### INFORMATION SUPPLIED
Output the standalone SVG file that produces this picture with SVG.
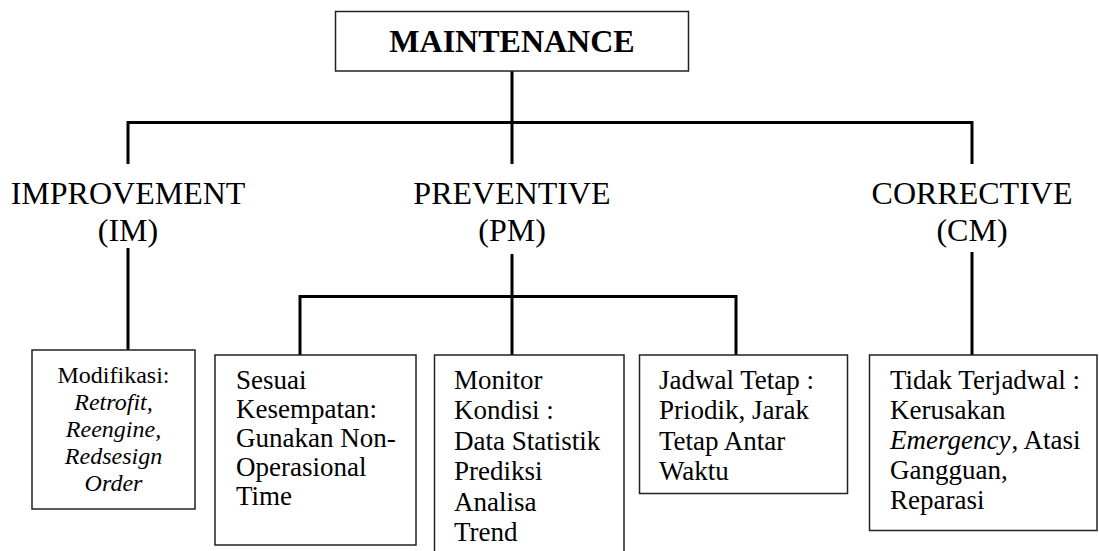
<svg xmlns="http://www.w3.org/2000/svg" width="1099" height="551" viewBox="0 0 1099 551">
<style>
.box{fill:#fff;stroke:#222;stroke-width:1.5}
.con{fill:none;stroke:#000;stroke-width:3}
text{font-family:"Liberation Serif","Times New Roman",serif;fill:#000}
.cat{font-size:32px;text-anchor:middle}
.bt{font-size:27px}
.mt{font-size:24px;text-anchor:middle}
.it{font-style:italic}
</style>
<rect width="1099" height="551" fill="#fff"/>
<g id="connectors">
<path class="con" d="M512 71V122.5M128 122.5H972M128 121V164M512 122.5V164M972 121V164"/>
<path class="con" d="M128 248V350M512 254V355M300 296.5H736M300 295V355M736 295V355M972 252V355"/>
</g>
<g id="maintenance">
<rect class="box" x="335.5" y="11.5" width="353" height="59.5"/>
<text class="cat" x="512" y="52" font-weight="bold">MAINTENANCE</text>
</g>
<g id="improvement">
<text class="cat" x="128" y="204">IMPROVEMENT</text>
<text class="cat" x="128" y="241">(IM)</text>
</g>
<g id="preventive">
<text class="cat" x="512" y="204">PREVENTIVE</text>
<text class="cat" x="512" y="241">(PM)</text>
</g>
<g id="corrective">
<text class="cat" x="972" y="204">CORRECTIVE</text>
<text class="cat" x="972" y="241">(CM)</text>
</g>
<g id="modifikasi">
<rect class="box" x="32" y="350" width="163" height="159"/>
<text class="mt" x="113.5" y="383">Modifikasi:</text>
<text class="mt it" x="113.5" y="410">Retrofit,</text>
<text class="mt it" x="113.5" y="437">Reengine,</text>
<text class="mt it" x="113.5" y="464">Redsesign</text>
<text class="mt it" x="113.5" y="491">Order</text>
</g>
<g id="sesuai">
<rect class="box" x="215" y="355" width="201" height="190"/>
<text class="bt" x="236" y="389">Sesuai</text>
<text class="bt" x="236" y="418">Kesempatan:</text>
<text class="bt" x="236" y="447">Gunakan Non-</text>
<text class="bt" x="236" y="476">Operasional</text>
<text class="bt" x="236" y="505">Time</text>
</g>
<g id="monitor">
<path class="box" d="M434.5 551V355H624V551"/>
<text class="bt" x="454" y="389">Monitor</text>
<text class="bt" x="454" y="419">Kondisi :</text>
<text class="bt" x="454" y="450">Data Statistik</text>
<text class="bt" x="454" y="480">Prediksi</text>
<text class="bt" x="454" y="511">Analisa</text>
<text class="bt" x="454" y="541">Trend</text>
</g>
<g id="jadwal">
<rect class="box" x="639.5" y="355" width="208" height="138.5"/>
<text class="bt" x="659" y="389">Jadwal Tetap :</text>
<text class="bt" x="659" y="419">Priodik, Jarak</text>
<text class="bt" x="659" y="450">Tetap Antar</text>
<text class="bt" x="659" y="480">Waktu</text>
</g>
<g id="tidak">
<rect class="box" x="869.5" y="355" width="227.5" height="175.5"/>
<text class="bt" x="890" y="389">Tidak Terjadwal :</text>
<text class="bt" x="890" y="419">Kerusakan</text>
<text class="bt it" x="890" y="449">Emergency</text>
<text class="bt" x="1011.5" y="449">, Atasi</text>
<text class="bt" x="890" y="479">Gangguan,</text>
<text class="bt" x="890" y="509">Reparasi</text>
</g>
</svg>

### DIRECTIONS
Print the full listing exactly, dropping the pictures.

### RESULT OF THE EXERCISE
Output the standalone SVG file that produces this picture with SVG.
<svg xmlns="http://www.w3.org/2000/svg" width="1099" height="551" viewBox="0 0 1099 551">
<style>
.box{fill:#fff;stroke:#222;stroke-width:1.5}
.con{fill:none;stroke:#000;stroke-width:3}
text{font-family:"Liberation Serif","Times New Roman",serif;fill:#000}
.cat{font-size:32px;text-anchor:middle}
.bt{font-size:27px}
.mt{font-size:24px;text-anchor:middle}
.it{font-style:italic}
</style>
<rect width="1099" height="551" fill="#fff"/>
<g id="connectors">
<path class="con" d="M512 71V122.5M128 122.5H972M128 121V164M512 122.5V164M972 121V164"/>
<path class="con" d="M128 248V350M512 254V355M300 296.5H736M300 295V355M736 295V355M972 252V355"/>
</g>
<g id="maintenance">
<rect class="box" x="335.5" y="11.5" width="353" height="59.5"/>
<text class="cat" x="512" y="52" font-weight="bold">MAINTENANCE</text>
</g>
<g id="improvement">
<text class="cat" x="128" y="204">IMPROVEMENT</text>
<text class="cat" x="128" y="241">(IM)</text>
</g>
<g id="preventive">
<text class="cat" x="512" y="204">PREVENTIVE</text>
<text class="cat" x="512" y="241">(PM)</text>
</g>
<g id="corrective">
<text class="cat" x="972" y="204">CORRECTIVE</text>
<text class="cat" x="972" y="241">(CM)</text>
</g>
<g id="modifikasi">
<rect class="box" x="32" y="350" width="163" height="159"/>
<text class="mt" x="113.5" y="383">Modifikasi:</text>
<text class="mt it" x="113.5" y="410">Retrofit,</text>
<text class="mt it" x="113.5" y="437">Reengine,</text>
<text class="mt it" x="113.5" y="464">Redsesign</text>
<text class="mt it" x="113.5" y="491">Order</text>
</g>
<g id="sesuai">
<rect class="box" x="215" y="355" width="201" height="190"/>
<text class="bt" x="236" y="389">Sesuai</text>
<text class="bt" x="236" y="418">Kesempatan:</text>
<text class="bt" x="236" y="447">Gunakan Non-</text>
<text class="bt" x="236" y="476">Operasional</text>
<text class="bt" x="236" y="505">Time</text>
</g>
<g id="monitor">
<path class="box" d="M434.5 551V355H624V551"/>
<text class="bt" x="454" y="389">Monitor</text>
<text class="bt" x="454" y="419">Kondisi :</text>
<text class="bt" x="454" y="450">Data Statistik</text>
<text class="bt" x="454" y="480">Prediksi</text>
<text class="bt" x="454" y="511">Analisa</text>
<text class="bt" x="454" y="541">Trend</text>
</g>
<g id="jadwal">
<rect class="box" x="639.5" y="355" width="208" height="138.5"/>
<text class="bt" x="659" y="389">Jadwal Tetap :</text>
<text class="bt" x="659" y="419">Priodik, Jarak</text>
<text class="bt" x="659" y="450">Tetap Antar</text>
<text class="bt" x="659" y="480">Waktu</text>
</g>
<g id="tidak">
<rect class="box" x="869.5" y="355" width="227.5" height="175.5"/>
<text class="bt" x="890" y="389">Tidak Terjadwal :</text>
<text class="bt" x="890" y="419">Kerusakan</text>
<text class="bt it" x="890" y="449">Emergency</text>
<text class="bt" x="1011.5" y="449">, Atasi</text>
<text class="bt" x="890" y="479">Gangguan,</text>
<text class="bt" x="890" y="509">Reparasi</text>
</g>
</svg>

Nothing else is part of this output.